- **Short task**: Repeat every line of the listing below exactly, minus the pictures.

- **Data provided**:
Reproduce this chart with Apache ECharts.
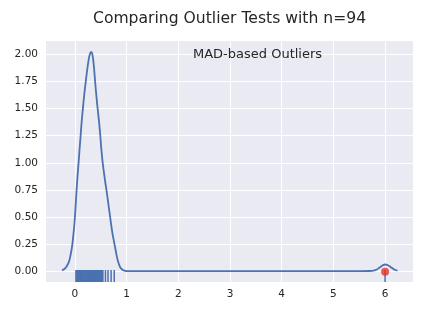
<!DOCTYPE html>
<html><head><meta charset="utf-8">
<script src="https://cdn.jsdelivr.net/npm/echarts@6/dist/echarts.min.js"></script>
<style>html,body{margin:0;padding:0;background:#fff}#c{width:432px;height:312px}</style>
</head><body><div id="c"></div>
<script>
// KDE curve points [x, density]
const kdeX = [-0.25,-0.22,-0.19,-0.16,-0.13,-0.11,-0.09,-0.07,-0.05,-0.03,-0.01,0.01,0.03,0.05,0.07,0.09,0.11,0.13,0.15,0.17,0.19,0.21,0.23,0.25,0.27,0.29,0.31,0.33,0.35,0.37,0.39,0.41,0.43,0.45,0.47,0.49,0.51,0.53,0.55,0.57,0.59,0.61,0.63,0.65,0.67,0.69,0.71,0.73,0.75,0.77,0.79,0.81,0.83,0.85,0.87,0.90,0.93,0.97,1.0,1.5,2.0,2.5,3.0,3.5,4.0,4.5,5.0,5.5,5.7,5.78,5.84,5.88,5.92,5.96,6.0,6.04,6.08,6.12,6.16,6.2,6.24];
const kdeY = [0.012,0.02,0.03,0.05,0.075,0.10,0.14,0.19,0.25,0.34,0.44,0.58,0.74,0.88,1.0,1.13,1.25,1.38,1.48,1.58,1.67,1.75,1.83,1.90,1.96,2.0,2.02,2.01,1.96,1.87,1.75,1.64,1.54,1.45,1.36,1.25,1.13,1.03,0.95,0.88,0.81,0.75,0.68,0.61,0.54,0.47,0.40,0.34,0.29,0.24,0.19,0.14,0.10,0.07,0.045,0.025,0.014,0.008,0.006,0.005,0.005,0.005,0.005,0.005,0.005,0.005,0.005,0.005,0.006,0.01,0.02,0.033,0.047,0.06,0.066,0.063,0.052,0.038,0.025,0.015,0.009];
// rug (sample values)
const rugX = [0.02,0.03,0.04,0.05,0.06,0.07,0.08,0.09,0.10,0.11,0.12,0.13,0.14,0.15,0.15,0.16,0.16,0.17,0.18,0.18,0.19,0.19,0.20,0.20,0.21,0.21,0.22,0.22,0.23,0.23,0.24,0.24,0.25,0.25,0.26,0.26,0.27,0.27,0.27,0.28,0.28,0.29,0.29,0.29,0.30,0.30,0.30,0.31,0.31,0.31,0.32,0.32,0.32,0.33,0.33,0.33,0.33,0.34,0.34,0.34,0.35,0.35,0.35,0.36,0.36,0.36,0.37,0.37,0.37,0.38,0.38,0.38,0.39,0.39,0.40,0.40,0.41,0.41,0.44,0.45,0.46,0.47,0.48,0.49,0.50,0.51,0.52,0.53,0.54,0.59,0.64,0.70,0.76,6.0];
// outliers
const outX = [6.0];
const outY = [0.0];
// ticks
const xTicks = [0,1,2,3,4,5,6];
const yTicks = [0,0.25,0.5,0.75,1.0,1.25,1.5,1.75,2.0];

const X_MIN = -0.56, X_MAX = 6.54, Y_MIN = -0.095, Y_MAX = 2.12;
const chart = echarts.init(document.getElementById('c'), null, {renderer:'canvas'});
const font = 'DejaVu Sans';
chart.setOption({
  animation:false,
  backgroundColor:'#ffffff',
  title:{text:'Comparing Outlier Tests with n=94',left:88,top:6,
    textStyle:{fontFamily:font,fontSize:15.6,fontWeight:'normal',color:'#262626'}},
  graphic:[{type:'text',z:100,left:193,top:48,style:{text:'MAD-based Outliers',font:'13px "DejaVu Sans"',fill:'#262626'}}],
  grid:{left:46,right:19,top:41,bottom:30,show:true,backgroundColor:'#eaeaf2',borderWidth:0},
  xAxis:{type:'value',min:X_MIN,max:X_MAX,
    axisLine:{show:false},
    axisTick:{show:false,customValues:xTicks},
    axisLabel:{customValues:xTicks,margin:7,fontFamily:font,fontSize:10.5,color:'#262626',formatter:v=>String(v)},
    splitLine:{show:true,lineStyle:{color:'#ffffff',width:1}}},
  yAxis:{type:'value',min:Y_MIN,max:Y_MAX,
    axisLine:{show:false},
    axisTick:{show:false,customValues:yTicks},
    axisLabel:{customValues:yTicks,margin:8,fontFamily:font,fontSize:10.5,color:'#262626',formatter:v=>v.toFixed(2)},
    splitLine:{show:true,lineStyle:{color:'#ffffff',width:1}}},
  series:[
    {type:'custom',z:2,data:rugX.map(v=>[v]),encode:{x:0},
      renderItem:function(params,api){
        const p=api.coord([api.value(0),Y_MIN]);
        return {type:'line',shape:{x1:p[0],y1:p[1],x2:p[0],y2:p[1]-12},style:{stroke:'#4c72b0',lineWidth:1.5}};
      }},
    {type:'line',z:3,data:kdeX.map((x,i)=>[x,kdeY[i]]),showSymbol:false,smooth:0.25,
      lineStyle:{color:'#4c72b0',width:1.8}},
    {type:'scatter',z:4,data:outX.map((x,i)=>[x,outY[i]]),symbolSize:8,itemStyle:{color:'#e8302a'}}
  ]
});
</script></body></html>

- **Exercise output**:
Reproduce this chart with Apache ECharts.
<!DOCTYPE html>
<html><head><meta charset="utf-8">
<script src="https://cdn.jsdelivr.net/npm/echarts@6/dist/echarts.min.js"></script>
<style>html,body{margin:0;padding:0;background:#fff}#c{width:432px;height:312px}</style>
</head><body><div id="c"></div>
<script>
// KDE curve points [x, density]
const kdeX = [-0.25,-0.22,-0.19,-0.16,-0.13,-0.11,-0.09,-0.07,-0.05,-0.03,-0.01,0.01,0.03,0.05,0.07,0.09,0.11,0.13,0.15,0.17,0.19,0.21,0.23,0.25,0.27,0.29,0.31,0.33,0.35,0.37,0.39,0.41,0.43,0.45,0.47,0.49,0.51,0.53,0.55,0.57,0.59,0.61,0.63,0.65,0.67,0.69,0.71,0.73,0.75,0.77,0.79,0.81,0.83,0.85,0.87,0.90,0.93,0.97,1.0,1.5,2.0,2.5,3.0,3.5,4.0,4.5,5.0,5.5,5.7,5.78,5.84,5.88,5.92,5.96,6.0,6.04,6.08,6.12,6.16,6.2,6.24];
const kdeY = [0.012,0.02,0.03,0.05,0.075,0.10,0.14,0.19,0.25,0.34,0.44,0.58,0.74,0.88,1.0,1.13,1.25,1.38,1.48,1.58,1.67,1.75,1.83,1.90,1.96,2.0,2.02,2.01,1.96,1.87,1.75,1.64,1.54,1.45,1.36,1.25,1.13,1.03,0.95,0.88,0.81,0.75,0.68,0.61,0.54,0.47,0.40,0.34,0.29,0.24,0.19,0.14,0.10,0.07,0.045,0.025,0.014,0.008,0.006,0.005,0.005,0.005,0.005,0.005,0.005,0.005,0.005,0.005,0.006,0.01,0.02,0.033,0.047,0.06,0.066,0.063,0.052,0.038,0.025,0.015,0.009];
// rug (sample values)
const rugX = [0.02,0.03,0.04,0.05,0.06,0.07,0.08,0.09,0.10,0.11,0.12,0.13,0.14,0.15,0.15,0.16,0.16,0.17,0.18,0.18,0.19,0.19,0.20,0.20,0.21,0.21,0.22,0.22,0.23,0.23,0.24,0.24,0.25,0.25,0.26,0.26,0.27,0.27,0.27,0.28,0.28,0.29,0.29,0.29,0.30,0.30,0.30,0.31,0.31,0.31,0.32,0.32,0.32,0.33,0.33,0.33,0.33,0.34,0.34,0.34,0.35,0.35,0.35,0.36,0.36,0.36,0.37,0.37,0.37,0.38,0.38,0.38,0.39,0.39,0.40,0.40,0.41,0.41,0.44,0.45,0.46,0.47,0.48,0.49,0.50,0.51,0.52,0.53,0.54,0.59,0.64,0.70,0.76,6.0];
// outliers
const outX = [6.0];
const outY = [0.0];
// ticks
const xTicks = [0,1,2,3,4,5,6];
const yTicks = [0,0.25,0.5,0.75,1.0,1.25,1.5,1.75,2.0];

const X_MIN = -0.56, X_MAX = 6.54, Y_MIN = -0.095, Y_MAX = 2.12;
const chart = echarts.init(document.getElementById('c'), null, {renderer:'canvas'});
const font = 'DejaVu Sans';
chart.setOption({
  animation:false,
  backgroundColor:'#ffffff',
  title:{text:'Comparing Outlier Tests with n=94',left:88,top:6,
    textStyle:{fontFamily:font,fontSize:15.6,fontWeight:'normal',color:'#262626'}},
  graphic:[{type:'text',z:100,left:193,top:48,style:{text:'MAD-based Outliers',font:'13px "DejaVu Sans"',fill:'#262626'}}],
  grid:{left:46,right:19,top:41,bottom:30,show:true,backgroundColor:'#eaeaf2',borderWidth:0},
  xAxis:{type:'value',min:X_MIN,max:X_MAX,
    axisLine:{show:false},
    axisTick:{show:false,customValues:xTicks},
    axisLabel:{customValues:xTicks,margin:7,fontFamily:font,fontSize:10.5,color:'#262626',formatter:v=>String(v)},
    splitLine:{show:true,lineStyle:{color:'#ffffff',width:1}}},
  yAxis:{type:'value',min:Y_MIN,max:Y_MAX,
    axisLine:{show:false},
    axisTick:{show:false,customValues:yTicks},
    axisLabel:{customValues:yTicks,margin:8,fontFamily:font,fontSize:10.5,color:'#262626',formatter:v=>v.toFixed(2)},
    splitLine:{show:true,lineStyle:{color:'#ffffff',width:1}}},
  series:[
    {type:'custom',z:2,data:rugX.map(v=>[v]),encode:{x:0},
      renderItem:function(params,api){
        const p=api.coord([api.value(0),Y_MIN]);
        return {type:'line',shape:{x1:p[0],y1:p[1],x2:p[0],y2:p[1]-12},style:{stroke:'#4c72b0',lineWidth:1.5}};
      }},
    {type:'line',z:3,data:kdeX.map((x,i)=>[x,kdeY[i]]),showSymbol:false,smooth:0.25,
      lineStyle:{color:'#4c72b0',width:1.8}},
    {type:'scatter',z:4,data:outX.map((x,i)=>[x,outY[i]]),symbolSize:8,itemStyle:{color:'#e8302a'}}
  ]
});
</script></body></html>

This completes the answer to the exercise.